Flame detectors and audible/visual alarms should also be added to the testing schedule. Testing should confirm that bulbs are not burnt out, wiring to audible alarms are functional, and any remote alarms need to be checked that they are not only sounding but that the correct response is being performed by those who it is reaching. Including the building security, local fire, and first responders in your testing of the system is advantageous and often provides opportunity for improvement in the overall fire and emergency response plan.
The last part of the preventative maintenance is ensuring that everyone knows how the system is activated and has practiced emergency drills annually. Avoidance of a fire in the first place cannot be overlooked. All electrical systems inside the chamber should have connections and wiring inspected. Ensuring that signage for what not to bring in a chamber is visible, that everyone is checked prior to entering the chamber each time, and that all occupants not only understand what does not go into a chamber but equally importantly why.
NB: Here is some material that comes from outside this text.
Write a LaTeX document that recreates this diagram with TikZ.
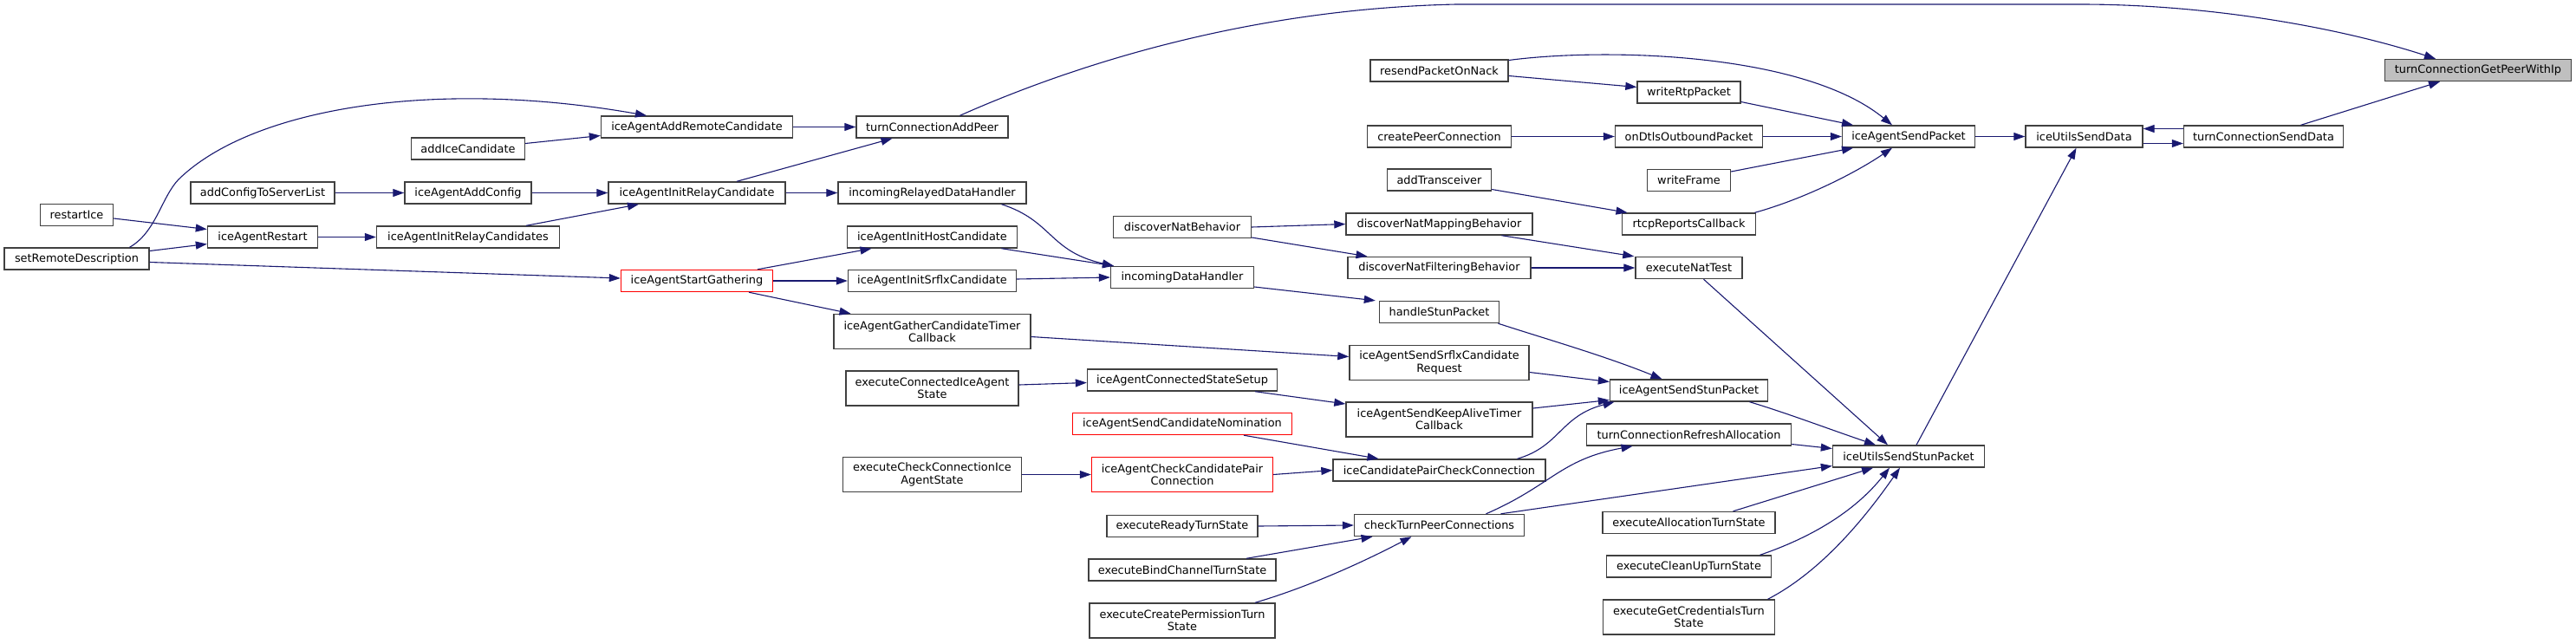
\documentclass[tikz,border=0pt]{standalone}
\usepackage{fontspec}
\usepackage{xcolor}
\usepackage{tikz}
\usetikzlibrary{arrows.meta}
\newfontfamily\dox{DejaVu Sans}
\newcommand\fnfont{\dox\fontsize{12.9pt}{14.3pt}\selectfont}
\definecolor{callBlue}{HTML}{191970}
\definecolor{boxEdge}{HTML}{404040}
\definecolor{targetFill}{HTML}{BFBFBF}
\definecolor{truncRed}{HTML}{FF0000}

\begin{document}
\begin{tikzpicture}[x=1pt, y=-1pt,
    fn/.style={draw=boxEdge, line width=1.4pt, fill=white, minimum height=25pt, inner sep=2pt, font=\fnfont},
    fnred/.style={fn, draw=truncRed},
    fntarget/.style={fn, fill=targetFill},
    two/.style={align=center, minimum height=40pt},
    call/.style={draw=callBlue, line width=1.1pt, -{Triangle[length=13pt, width=9pt]}}]
    \useasboundingbox[fill=white] (0,0) rectangle (2972,742);

    \node[fn, minimum width=84pt] (restartIce) at (88.5,248) {restartIce};
    \node[fn, minimum width=167pt] (setRemote) at (88.5,298.5) {setRemoteDescription};
    \node[fn, minimum width=166pt] (addCfgList) at (303,222.5) {addConfigToServerList};
    \node[fn, minimum width=127pt] (restart) at (303,273.5) {iceAgentRestart};
    \node[fn, minimum width=131pt] (addIce) at (540,171.5) {addIceCandidate};
    \node[fn, minimum width=146pt] (addCfg) at (540,222.5) {iceAgentAddConfig};
    \node[fn, minimum width=211pt] (initRelays) at (540,273.5) {iceAgentInitRelayCandidates};
    \node[fn, minimum width=221pt] (addRemote) at (804,146.5) {iceAgentAddRemoteCandidate};
    \node[fn, minimum width=204pt] (initRelay) at (804,222.5) {iceAgentInitRelayCandidate};
    \node[fnred, minimum width=175pt] (startGather) at (804,324) {iceAgentStartGathering};

    \node[fn, minimum width=175pt] (addPeer) at (1075.5,146.5) {turnConnectionAddPeer};
    \node[fn, minimum width=217pt] (relayedHandler) at (1075.5,222.5) {incomingRelayedDataHandler};
    \node[fn, minimum width=196pt] (initHost) at (1075.5,273.5) {iceAgentInitHostCandidate};
    \node[fn, minimum width=194pt] (initSrflx) at (1075.5,324) {iceAgentInitSrflxCandidate};
    \node[fn, two, minimum width=227pt] (gatherTimer) at (1075.5,382.5) {iceAgentGatherCandidateTimer\\Callback};
    \node[fn, two, minimum width=199pt] (connIce) at (1075.5,448) {executeConnectedIceAgent\\State};
    \node[fn, two, minimum width=206pt] (checkConnIce) at (1075.5,547.5) {executeCheckConnectionIce\\AgentState};

    \node[fn, minimum width=159pt] (natBehavior) at (1364,262) {discoverNatBehavior};
    \node[fn, minimum width=165pt] (dataHandler) at (1364,320) {incomingDataHandler};
    \node[fn, minimum width=219pt] (connSetup) at (1364,438.5) {iceAgentConnectedStateSetup};
    \node[fnred, minimum width=253pt] (nominate) at (1364,489) {iceAgentSendCandidateNomination};
    \node[fnred, two, minimum width=209pt] (checkPair) at (1364,547.5) {iceAgentCheckCandidatePair\\Connection};
    \node[fn, minimum width=174pt] (readyTurn) at (1364,607) {executeReadyTurnState};
    \node[fn, minimum width=216pt] (bindChannel) at (1364,657.5) {executeBindChannelTurnState};
    \node[fn, two, minimum width=214pt] (createPerm) at (1364,716) {executeCreatePermissionTurn\\State};

    \node[fn, minimum width=159pt] (resendNack) at (1660.5,81.5) {resendPacketOnNack};
    \node[fn, minimum width=166pt] (createPC) at (1660.5,157.5) {createPeerConnection};
    \node[fn, minimum width=120pt] (addTrans) at (1660.5,207.5) {addTransceiver};
    \node[fn, minimum width=215pt] (natMapping) at (1660.5,258.5) {discoverNatMappingBehavior};
    \node[fn, minimum width=211pt] (natFiltering) at (1660.5,309) {discoverNatFilteringBehavior};
    \node[fn, minimum width=138pt] (handleStun) at (1660.5,360) {handleStunPacket};
    \node[fn, two, minimum width=207pt] (srflxReq) at (1660.5,418.5) {iceAgentSendSrflxCandidate\\Request};
    \node[fn, two, minimum width=215pt] (keepAlive) at (1660.5,484) {iceAgentSendKeepAliveTimer\\Callback};
    \node[fn, minimum width=245pt] (pairCheck) at (1660.5,542.5) {iceCandidatePairCheckConnection};
    \node[fn, minimum width=196pt] (checkTurn) at (1660.5,606) {checkTurnPeerConnections};

    \node[fn, minimum width=119pt] (writeRtp) at (1948.5,106.5) {writeRtpPacket};
    \node[fn, minimum width=170pt] (onDtls) at (1948.5,157.5) {onDtlsOutboundPacket};
    \node[fn, minimum width=96pt] (writeFrame) at (1948.5,208) {writeFrame};
    \node[fn, minimum width=154pt] (rtcp) at (1948.5,258.5) {rtcpReportsCallback};
    \node[fn, minimum width=123pt] (natTest) at (1948.5,309) {executeNatTest};
    \node[fn, minimum width=182pt] (agentStun) at (1948.5,450.5) {iceAgentSendStunPacket};
    \node[fn, minimum width=236pt] (refreshAlloc) at (1948.5,501.5) {turnConnectionRefreshAllocation};
    \node[fn, minimum width=199pt] (allocTurn) at (1948.5,603) {executeAllocationTurnState};
    \node[fn, minimum width=190pt] (cleanUp) at (1948.5,653.5) {executeCleanUpTurnState};
    \node[fn, two, minimum width=198pt] (getCred) at (1948.5,712) {executeGetCredentialsTurn\\State};

    \node[fn, minimum width=153pt] (sendPacket) at (2202,157.5) {iceAgentSendPacket};
    \node[fn, minimum width=175pt] (utilsStun) at (2202,526.5) {iceUtilsSendStunPacket};
    \node[fn, minimum width=135pt] (utilsData) at (2404.5,157.5) {iceUtilsSendData};
    \node[fn, minimum width=184pt] (sendData) at (2611.5,157.5) {turnConnectionSendData};
    \node[fntarget, minimum width=215pt] (getPeer) at (2859,81) {turnConnectionGetPeerWithIp};

    \draw[call] ([xshift=61pt]setRemote.north) .. controls (180,268) and (186,228) .. (206,207)
        .. controls (290,125) and (500,90) .. ([xshift=-58pt]addRemote.north);
    \draw[call] ([yshift=6pt]addIce.east) -- ([yshift=-10pt]addRemote.west);
    \draw[call] (addRemote.east) -- (addPeer.west);
    \draw[call] (addCfgList.east) -- (addCfg.west);
    \draw[call] (addCfg.east) -- (initRelay.west);
    \draw[call] ([xshift=67pt]initRelays.north) -- ([xshift=-67pt]initRelay.south);
    \draw[call] ([yshift=-4pt]restartIce.east) -- ([yshift=9pt]restart.west);
    \draw[call] ([yshift=9pt]setRemote.east) -- ([yshift=-8pt]restart.west);
    \draw[call] (restart.east) -- (initRelays.west);
    \draw[call] ([yshift=-4pt]setRemote.east) -- ([yshift=3pt]startGather.west);
    \draw[call] ([xshift=46pt]initRelay.north) -- ([xshift=-46pt]addPeer.south);
    \draw[call] (initRelay.east) -- (relayedHandler.west);
    \draw[call] ([xshift=32pt]addPeer.north) .. controls (1250,70) and (1450,10) .. (1680,5)
        -- (2400,5) .. controls (2550,5) and (2700,32) .. ([xshift=-49pt]getPeer.north);
    \draw[call] ([xshift=70pt]startGather.north) -- ([xshift=-70pt]initHost.south);
    \draw[call] (startGather.east) -- (initSrflx.west);
    \draw[call] ([xshift=60pt]startGather.south) -- ([xshift=-94pt]gatherTimer.north);
    \draw[call] ([xshift=80pt]relayedHandler.south) .. controls (1215,255) and (1210,290) .. ([xshift=-79pt]dataHandler.north);
    \draw[call] ([xshift=80pt]initHost.south) -- ([xshift=-79pt]dataHandler.north);
    \draw[call] ([yshift=2pt]initSrflx.east) -- (dataHandler.west);
    \draw[call] (natBehavior.east) -- (natMapping.west);
    \draw[call] ([yshift=-12pt]natBehavior.east) -- ([xshift=-83pt]natFiltering.north);
    \draw[call] ([yshift=-11pt]dataHandler.east) -- ([xshift=-4pt]handleStun.north west);

    \draw[call] ([yshift=-6pt]resendNack.east) -- ([yshift=6pt]writeRtp.west);
    \draw[call] ([yshift=12pt]resendNack.east) .. controls (1850,55) and (2080,60) .. ([xshift=-19pt]sendPacket.north);
    \draw[call] ([yshift=-11pt]writeRtp.east) -- ([xshift=-64pt]sendPacket.north);
    \draw[call] (createPC.east) -- (onDtls.west);
    \draw[call] (onDtls.east) -- (sendPacket.west);
    \draw[call] ([yshift=10pt]writeFrame.east) -- ([xshift=-64pt]sendPacket.south);
    \draw[call] ([xshift=76pt]rtcp.north) .. controls (2080,230) and (2140,200) .. ([xshift=-19pt]sendPacket.south);
    \draw[call] ([yshift=-11pt]addTrans.east) -- ([xshift=-71pt]rtcp.north);
    \draw[call] ([xshift=72pt]natMapping.south) -- ([xshift=-1pt]natTest.north west);
    \draw[call] (natFiltering.east) -- (natTest.west);
    \draw[call] ([xshift=17pt]natTest.south) -- ([xshift=-24pt]utilsStun.north);
    \draw[call] (sendPacket.east) -- (utilsData.west);
    \draw[call] ([yshift=-8pt]utilsData.east) -- ([yshift=-8pt]sendData.west);
    \draw[call] ([yshift=9pt]sendData.west) -- ([yshift=9pt]utilsData.east);
    \draw[call] ([xshift=43pt]sendData.north) -- ([xshift=-44pt]getPeer.south);
    \draw[call] ([xshift=9pt]utilsStun.north) -- ([xshift=-9pt]utilsData.south);

    \draw[call] ([xshift=68pt]handleStun.south) .. controls (1780,390) and (1850,410) .. ([xshift=-31pt]agentStun.north);
    \draw[call] ([yshift=-11pt]srflxReq.east) -- ([yshift=10pt]agentStun.west);
    \draw[call] ([yshift=13pt]keepAlive.east) -- ([yshift=-11pt]agentStun.west);
    \draw[call] ([xshift=90pt]pairCheck.north) .. controls (1800,515) and (1800,480) .. ([xshift=-86pt]agentStun.south);
    \draw[call] ([xshift=70pt]agentStun.south) .. controls (2060,476) and (2110,495) .. ([xshift=-38pt]utilsStun.north);
    \draw[call] ([yshift=-11pt]refreshAlloc.east) -- ([yshift=9pt]utilsStun.west);
    \draw[call] ([xshift=54pt]checkTurn.north) .. controls (1790,560) and (1800,530) .. ([xshift=-65pt]refreshAlloc.south);
    \draw[call] ([xshift=71pt]checkTurn.north) -- ([yshift=-11pt]utilsStun.west);
    \draw[call] ([xshift=51pt]allocTurn.north) -- ([xshift=-41pt]utilsStun.south);
    \draw[call] ([xshift=82pt]cleanUp.north) .. controls (2090,620) and (2140,590) .. ([xshift=-22pt]utilsStun.south);
    \draw[call] ([xshift=91pt]getCred.north) .. controls (2100,660) and (2150,600) .. ([xshift=-10pt]utilsStun.south);

    \draw[call] ([yshift=-6pt]gatherTimer.east) -- ([yshift=7pt]srflxReq.west);
    \draw[call] ([yshift=4pt]connIce.east) -- ([yshift=-3pt]connSetup.west);
    \draw[call] ([xshift=84pt]connSetup.south) -- ([yshift=18pt]keepAlive.west);
    \draw[call] ([xshift=71pt]nominate.south) -- ([xshift=-70pt]pairCheck.north);
    \draw[call] (checkConnIce.east) -- (checkPair.west);
    \draw[call] (checkPair.east) -- (pairCheck.west);
    \draw[call] (readyTurn.east) -- (checkTurn.west);
    \draw[call] ([xshift=74pt]bindChannel.north) -- ([xshift=-77pt]checkTurn.south);
    \draw[call] ([xshift=84pt]createPerm.north) .. controls (1500,680) and (1560,655) .. ([xshift=-32pt]checkTurn.south);
\end{tikzpicture}
\end{document}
Preventative maintenance is an imperative part of hyperbaric chamber operations. Knowing that all parts of the hyperbaric system are maintained, up to date, and safe will reduce the likelihood of downtime while the unit is repaired. Proper planning will ensure the parts needed are always on hand. With components such as the fire suppression system, ensuring that testing of the system does not bring you unexpected failure which will render your system inoperable, shutting you down until repaired, can be prevented by regularly inspecting and servicing the components that comprise the system. Thus ensuring potential contamination with rust is dealt with early or avoided all together. All of this will allow the safety director to sleep well at night knowing the system will work in the unlikely event it is ever activated.